Delivered: This judgment was handed down electronically by circulation to the parties' representatives via email, publication on the Supreme Court of Appeal website and release to SAFLII. The date and time for hand-down is deemed to be 10h00 on 22 December 2020.
Summary: Contract awarded for the provision of services to organ of state – no open tender followed – action brought to enforce impugned contract – collateral challenge – whether court entitled to declare contract invalid and unlawful despite organ of state not having launched counter application to review and set aside that contract.
ORDER
On appeal from: Limpopo Division of the High Court, Polokwane (Mokgohloa, DJP, sitting as court of first instance):
The appeal is dismissed with costs.
JUDGMENT
Molemela JA (Wallis, Mbha and Dlodlo JJA and Poyo-Dlwati AJA concurring)
[1] This appeal concerns a dispute arising from a contract concluded by the municipal manager of Makhado municipality with a private company without the necessary authorisation.
[2] The facts that gave rise to the litigation are largely common cause.[1] On or about 22 February 2011, the appellant, Gobela Consulting CC (Gobela) submitted an unsolicited proposal to the respondent, the Makhado Municipality (the municipality).
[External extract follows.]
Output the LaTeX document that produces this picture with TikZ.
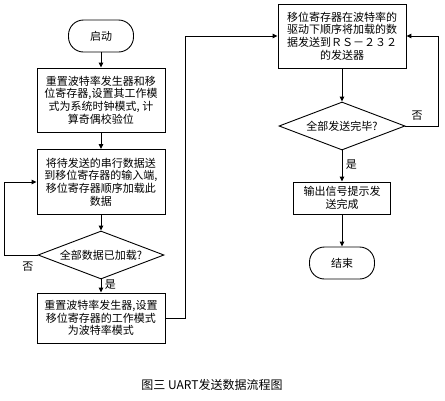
\documentclass[tikz,border=0pt]{standalone}
\usepackage{fontspec}
\newfontfamily\cjk{Noto Sans CJK SC}
\usetikzlibrary{arrows.meta,shapes.geometric,positioning}

\begin{document}
\begin{tikzpicture}[x=1pt, y=-1pt, > = {Triangle[length=5pt,width=4.5pt]},
    proc/.style = {draw, line width=0.9pt, align=center, minimum width=128pt, inner sep=1pt, font=\cjk\fontsize{11}{12.6}\selectfont},
    term/.style = {draw, line width=0.9pt, rounded corners=15pt, minimum width=65pt, minimum height=32pt, font=\cjk\fontsize{11}{12.6}\selectfont},
    decide/.style = {draw, diamond, aspect=2.6, line width=0.9pt, inner sep=0pt, minimum width=126pt, minimum height=48pt, font=\cjk\fontsize{11}{12.6}\selectfont},
    flow/.style = {line width=1pt, ->},
    lbl/.style = {font=\cjk\fontsize{11}{12.6}\selectfont}]

    \useasboundingbox (0,0) rectangle (445,400);

    % left column
    \node[term] (start) at (101,36) {启动};
    \node[proc, minimum height=64pt] (reset) at (101,100) {重置波特率发生器和移\\位寄存器,设置其工作模\\式为系统时钟模式, 计\\算奇偶校验位};
    \node[proc, minimum height=65pt] (load) at (101,182) {将待发送的串行数据送\\到移位寄存器的输入端,\\移位寄存器顺序加载此\\数据};
    \node[decide] (loaded) at (101,255) {全部数据已加载?};
    \node[proc, minimum height=50pt] (baud) at (101,318) {重置波特率发生器,设置\\移位寄存器的工作模式\\为波特率模式};

    % right column
    \node[proc, minimum height=64pt] (shift) at (342,36) {移位寄存器在波特率的\\驱动下顺序将加载的数\\据发送到ＲＳ－２３２\\的发送器};
    \node[decide] (sent) at (342,126) {全部发送完毕?};
    \node[proc, minimum width=97pt, minimum height=32pt] (done) at (342,198) {输出信号提示发\\送完成};
    \node[term] (stop) at (342,263) {结束};

    % arrows
    \draw[flow] (start) -- (reset);
    \draw[flow] (reset) -- (load);
    \draw[flow] (load) -- (loaded);
    \draw[flow] (loaded) -- node[lbl, right, pos=0.4] (yes1) {是} (baud);
    \draw[flow] (loaded.west) -- ++(-33,0) node[lbl, below right=3pt and 14pt] (no1) {否} |- (load.west);
    \draw[flow] (baud.east) -- ++(20,0) |- (shift.west);
    \draw[flow] (shift) -- (sent);
    \draw[flow] (sent.east) -- ++(33,0) node[lbl, above left=2pt and 12pt] (no2) {否} |- (shift.east);
    \draw[flow] (sent) -- node[lbl, right, pos=0.45] (yes2) {是} (done);
    \draw[flow] (done) -- (stop);

    % caption
    \node[font=\cjk\fontsize{12}{14}\selectfont] (cap) at (212,385) {图三 UART发送数据流程图};

\end{tikzpicture}
\end{document}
The proposal had the title, ‘Proposal to review and Develop the Anti-Corruption Strategy and Capacity Building for Makhado Municipality.’
[3] By letter dated 5 May 2011, signed by the Municipal Manager, the municipality accepted Gobela’s offer in the following terms:
‘Makhado Municipality hereby appoint[s] your company to conduct training on anti-corruption and fraud for all officials and councillors. The programme will run from May to November 2011.
As the Municipality we will be conducting assessment after every training session and orders will be issued every week after assessment has been done at an amount of R7 500 per person. The Municipality is expected to have at least trained a total of 745 incumbents by the end of November 2011 (Both Councillors and Officials). You are therefore requested to make contact with our Municipality to start with training arrangements immediately.’
[4] On 6 May 2011, Gobela’s director, Mr Mavhandu, sent a letter of acceptance to the municipality. According to Mr Mavhandu, he subsequently had a meeting with a certain official of the municipality, Ms Ndou, who explained to him that the program was to be rolled out in stages and that the trainees would be divided into four groups. The respondent would provide the venue for the training.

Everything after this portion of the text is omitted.